I used to have a white, short sleeved linen shirt that I loved. Then one day we had a weird tie dye incident at our house and purple spots mysteriously appeared inside our microwave (which was obviously in the kitchen) and on my linen shirt (which was in a laundry hamper on the other side of the house). I still have no idea how it happened but the shirt was beyond saving.
For years I planned to make a pattern from that beloved shirt but like everything else I own the fit was really pretty bad, especially across my freakishly broad shoulders. Did I really want to cut the shirt apart, make the pattern, then make major changes? It sat in my to-do pile for years. Finally a few months ago I bought Vogue 8689 with high hopes of using it to replace the shirt which was showing itself all too often around my sewing room and reminding me I had a job to do. Still I procrastinated because the thought of trying to get a shirt pattern to fit right was overwhelming. It's very tedious to try fitting the back of a garment without a fitting buddy. I have a 3-way mirror that helps some, but mostly I pin, take a picture with my camera's timer, analyze the fit from the picture, and repeat. I have neither a great camera nor a tripod so that causes problems as well.
I had worked on fitting a shirt some time ago and used those efforts for the chambray shirt I made in May. The fit still wasn't perfect but it was pretty good so I used that pattern as a guideline for my adjustments for the linen shirt pattern. I used the collar and collar band pattern pieces from the chambray shirt.
I ordered the linen online, which is always risky because you don't know how the fabric feels until it arrives.

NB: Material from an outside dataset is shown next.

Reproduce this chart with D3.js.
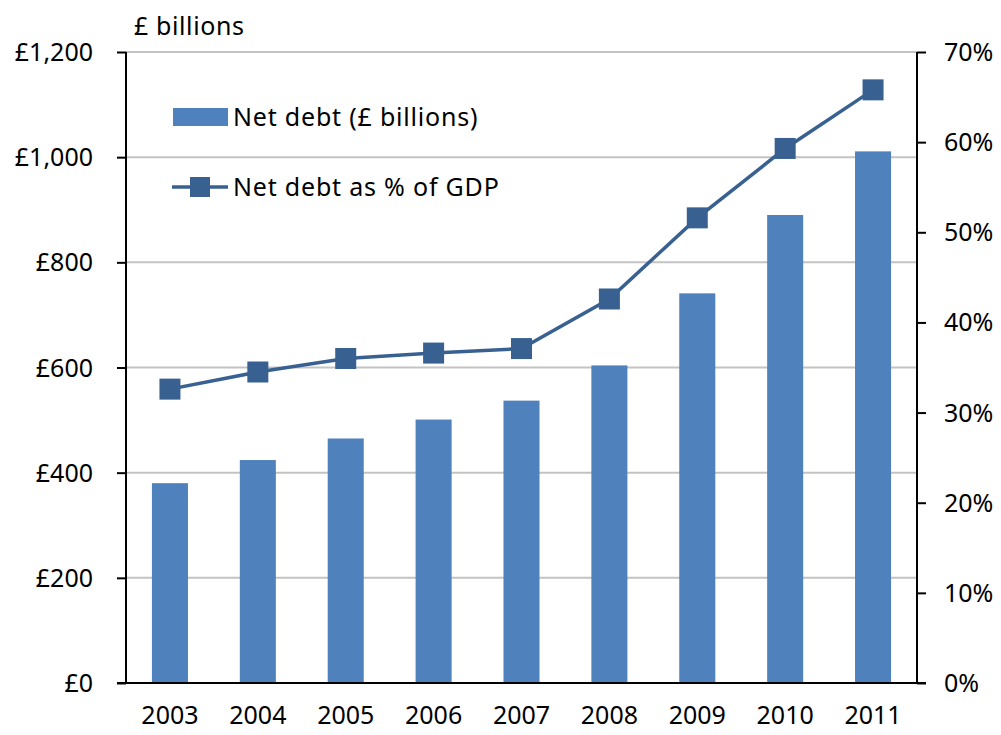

It turned out to be pretty nice and after pre-washing it I got to work.
The shirt went together really fast, no pinning, no hand stitching, this was an exercise in speed sewing. I'm pleased with the results except for a couple of things. 1. The fabric is really sheer. I planned to wear another layer under it anyway, but I didn't expect that layer to show through quite so much. 2. I made the front placket too wide. Well, I followed the pattern but I prefer a narrower placket and I forgot to change it.
I had planned on using the buttons from my old shirt but they were just a little too small for my wider placket. That meant a 20 mile round trip to the fabric store so I could buy 63 cents worth of buttons. I came home, made the buttonholes, started to mark the buttons, and Oh. My. Goodness. The collar pattern was for a narrower placket, so if I line up the center fronts the collar overlaps at the front edge. I'm still laughing about it. I have no intention of buttoning the top button anyway so it really doesn't matter to me. It's a good lesson learned and I won't make that mistake again.
Since the shirt won't be one of my finest works I decided to be lazy and sew the buttons on by machine. I've never done it before because I thought I needed a special foot but my sewing machine manual says to just remove the foot. That was easy. I can't believe how fast and easy it was to do the buttons that way! Seriously, I'm never going back to hand sewing buttons.
Well, I've finally replaced a well-loved but ill-fitting shirt with a well-fitting but moderately-liked shirt. I think it's a decent trade. I'll wear the new shirt, finally throw the old one away, and I've learned enough that the next linen shirt I make should be amazing.